On top of that was a failure by the city this summer to enforce across the five boroughs the state mandate requiring people to wear a mask when in public and unable to maintain a distance of at least six feet. After receiving backlash for disproportionately enforcing the mandate on Black and Hispanic New Yorkers, the New York Police Department has shied from enforcing the mandate at all. Until recently, many police officers didn’t wear masks themselves.

Mr. Cuomo and Mayor Bill de Blasio have a responsibility to use their powers to protect public health within these communities — for the sake of the residents, and the rest of the city. During a pandemic, a city can be only as healthy as its hardest hit communities, since the coronavirus spreads easily.

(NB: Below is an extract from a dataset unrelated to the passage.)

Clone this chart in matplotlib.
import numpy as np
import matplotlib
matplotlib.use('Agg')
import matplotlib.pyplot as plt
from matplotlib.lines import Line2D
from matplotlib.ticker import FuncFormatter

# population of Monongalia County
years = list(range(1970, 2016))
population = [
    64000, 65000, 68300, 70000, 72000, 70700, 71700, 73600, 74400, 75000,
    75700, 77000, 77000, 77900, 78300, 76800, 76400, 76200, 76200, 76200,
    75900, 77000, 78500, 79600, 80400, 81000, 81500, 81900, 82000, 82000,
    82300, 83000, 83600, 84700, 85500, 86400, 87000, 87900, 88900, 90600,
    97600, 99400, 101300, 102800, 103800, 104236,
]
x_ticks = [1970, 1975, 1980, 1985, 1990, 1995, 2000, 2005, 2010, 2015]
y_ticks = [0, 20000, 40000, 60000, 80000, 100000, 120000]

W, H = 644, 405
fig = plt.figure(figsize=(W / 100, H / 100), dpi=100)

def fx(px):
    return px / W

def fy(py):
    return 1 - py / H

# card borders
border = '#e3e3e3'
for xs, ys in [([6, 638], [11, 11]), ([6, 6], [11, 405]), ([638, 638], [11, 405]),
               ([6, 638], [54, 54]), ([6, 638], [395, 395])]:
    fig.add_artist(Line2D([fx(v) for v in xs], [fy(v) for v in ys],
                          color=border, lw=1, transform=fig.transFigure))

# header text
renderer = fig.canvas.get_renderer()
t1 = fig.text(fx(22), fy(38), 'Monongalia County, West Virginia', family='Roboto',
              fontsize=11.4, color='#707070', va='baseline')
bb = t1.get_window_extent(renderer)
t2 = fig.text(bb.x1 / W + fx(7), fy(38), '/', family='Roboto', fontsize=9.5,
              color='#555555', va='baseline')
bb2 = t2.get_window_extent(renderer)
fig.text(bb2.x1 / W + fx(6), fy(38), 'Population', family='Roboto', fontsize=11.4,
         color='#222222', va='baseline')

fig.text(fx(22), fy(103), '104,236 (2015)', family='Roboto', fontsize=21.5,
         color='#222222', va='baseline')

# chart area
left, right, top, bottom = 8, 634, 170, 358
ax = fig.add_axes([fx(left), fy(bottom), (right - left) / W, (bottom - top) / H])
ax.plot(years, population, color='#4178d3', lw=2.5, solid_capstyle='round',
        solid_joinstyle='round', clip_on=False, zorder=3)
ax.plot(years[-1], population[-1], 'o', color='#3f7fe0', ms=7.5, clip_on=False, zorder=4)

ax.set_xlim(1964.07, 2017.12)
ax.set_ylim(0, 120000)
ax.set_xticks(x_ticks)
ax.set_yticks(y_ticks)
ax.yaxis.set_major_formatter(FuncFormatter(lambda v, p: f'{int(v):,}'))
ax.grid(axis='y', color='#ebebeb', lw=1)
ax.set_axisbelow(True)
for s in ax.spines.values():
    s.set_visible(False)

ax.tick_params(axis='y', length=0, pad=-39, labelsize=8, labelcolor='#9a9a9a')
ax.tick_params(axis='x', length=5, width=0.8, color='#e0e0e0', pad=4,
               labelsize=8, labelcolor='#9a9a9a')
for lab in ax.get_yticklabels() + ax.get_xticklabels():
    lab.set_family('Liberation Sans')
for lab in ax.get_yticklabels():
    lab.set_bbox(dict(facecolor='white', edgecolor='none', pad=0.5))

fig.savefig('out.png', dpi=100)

Every New Yorker is entitled to equal protection, and the city ought to conduct steady and respectful enforcement of mask mandates and other pandemic-related public health measures across the city, including in “red zone” areas and houses of worship.

But it matters how the state and city approach public health. For such measures to succeed, officials must take into account the distinct needs and culture of any community — and to work in partnership with religious and community leaders whenever possible.

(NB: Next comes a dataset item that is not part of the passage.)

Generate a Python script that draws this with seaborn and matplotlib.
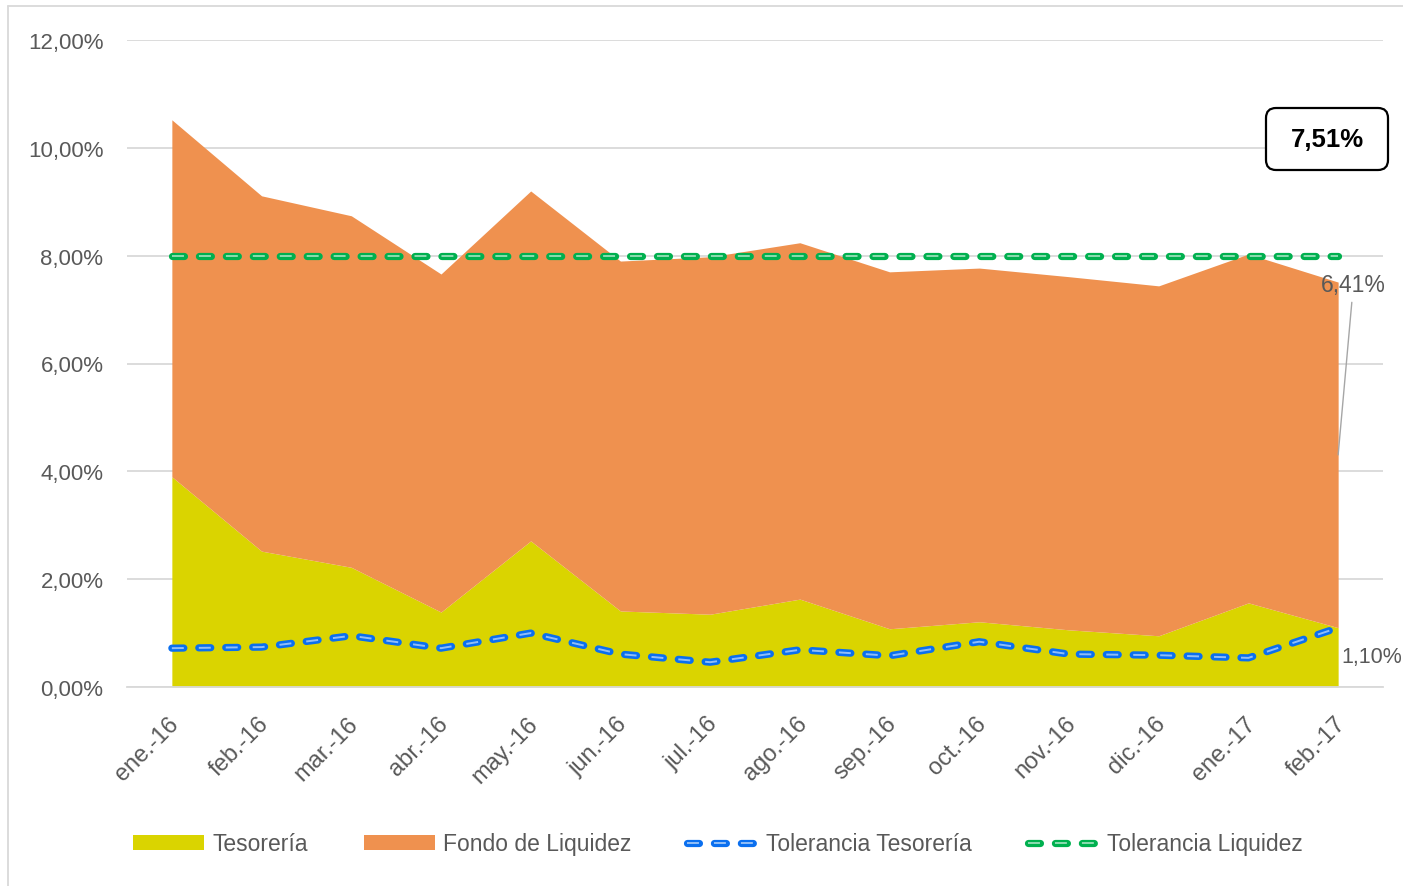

One thing the state and city can do is make it easier for Hasidic Jews and other religious communities to worship outside, including by providing tents and closing streets for as long as necessary. Such a display of respect and cooperation could go a long way toward showing the Hasidic community that government is there to help — not to, with little warning, prevent a community with a painful history from practicing its religion.

The leaders of the Hasidic community also need to do their part, working closely with state and city officials to stop the virus in its tracks. That is the only way to protect their own families and neighbors — and the eight million other people who call New York home.